Goal: Copy the data that follows, character for character, minus the pictures.

Information supplied:
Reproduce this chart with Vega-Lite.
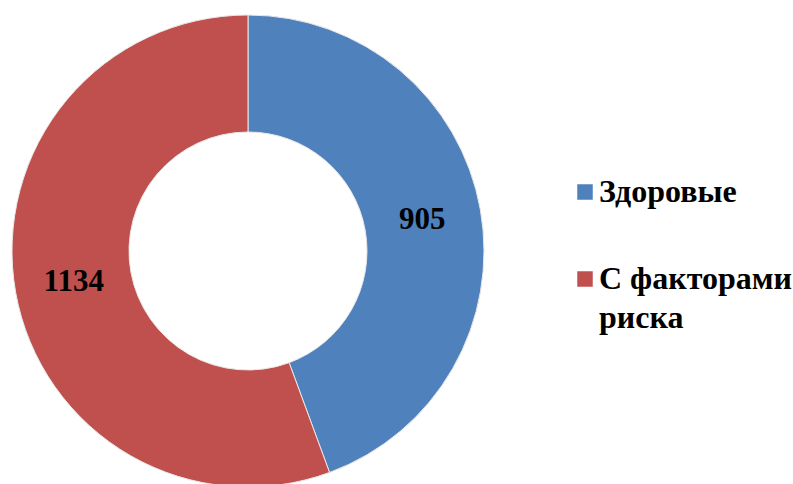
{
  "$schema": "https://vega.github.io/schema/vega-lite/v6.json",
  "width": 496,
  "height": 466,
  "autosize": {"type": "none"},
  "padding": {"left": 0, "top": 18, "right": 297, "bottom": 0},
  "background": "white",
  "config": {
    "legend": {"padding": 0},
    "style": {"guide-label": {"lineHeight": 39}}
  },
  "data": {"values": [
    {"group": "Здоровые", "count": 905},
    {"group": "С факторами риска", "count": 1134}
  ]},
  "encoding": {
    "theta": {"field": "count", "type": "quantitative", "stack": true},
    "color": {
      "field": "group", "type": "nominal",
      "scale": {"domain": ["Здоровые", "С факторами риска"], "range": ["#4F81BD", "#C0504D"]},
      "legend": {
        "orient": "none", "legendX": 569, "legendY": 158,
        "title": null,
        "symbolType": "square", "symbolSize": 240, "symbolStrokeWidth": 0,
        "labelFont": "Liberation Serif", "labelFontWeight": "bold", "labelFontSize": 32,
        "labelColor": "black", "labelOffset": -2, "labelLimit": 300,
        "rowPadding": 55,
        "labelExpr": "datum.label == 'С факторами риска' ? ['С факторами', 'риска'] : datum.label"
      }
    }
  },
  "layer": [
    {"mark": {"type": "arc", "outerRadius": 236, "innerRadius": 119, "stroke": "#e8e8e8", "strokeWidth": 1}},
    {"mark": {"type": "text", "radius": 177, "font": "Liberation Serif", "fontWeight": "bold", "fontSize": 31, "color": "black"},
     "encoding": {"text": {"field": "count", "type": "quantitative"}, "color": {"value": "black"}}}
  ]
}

Response:
Reproduce this chart with Vega-Lite.
{
  "$schema": "https://vega.github.io/schema/vega-lite/v6.json",
  "width": 496,
  "height": 466,
  "autosize": {"type": "none"},
  "padding": {"left": 0, "top": 18, "right": 297, "bottom": 0},
  "background": "white",
  "config": {
    "legend": {"padding": 0},
    "style": {"guide-label": {"lineHeight": 39}}
  },
  "data": {"values": [
    {"group": "Здоровые", "count": 905},
    {"group": "С факторами риска", "count": 1134}
  ]},
  "encoding": {
    "theta": {"field": "count", "type": "quantitative", "stack": true},
    "color": {
      "field": "group", "type": "nominal",
      "scale": {"domain": ["Здоровые", "С факторами риска"], "range": ["#4F81BD", "#C0504D"]},
      "legend": {
        "orient": "none", "legendX": 569, "legendY": 158,
        "title": null,
        "symbolType": "square", "symbolSize": 240, "symbolStrokeWidth": 0,
        "labelFont": "Liberation Serif", "labelFontWeight": "bold", "labelFontSize": 32,
        "labelColor": "black", "labelOffset": -2, "labelLimit": 300,
        "rowPadding": 55,
        "labelExpr": "datum.label == 'С факторами риска' ? ['С факторами', 'риска'] : datum.label"
      }
    }
  },
  "layer": [
    {"mark": {"type": "arc", "outerRadius": 236, "innerRadius": 119, "stroke": "#e8e8e8", "strokeWidth": 1}},
    {"mark": {"type": "text", "radius": 177, "font": "Liberation Serif", "fontWeight": "bold", "fontSize": 31, "color": "black"},
     "encoding": {"text": {"field": "count", "type": "quantitative"}, "color": {"value": "black"}}}
  ]
}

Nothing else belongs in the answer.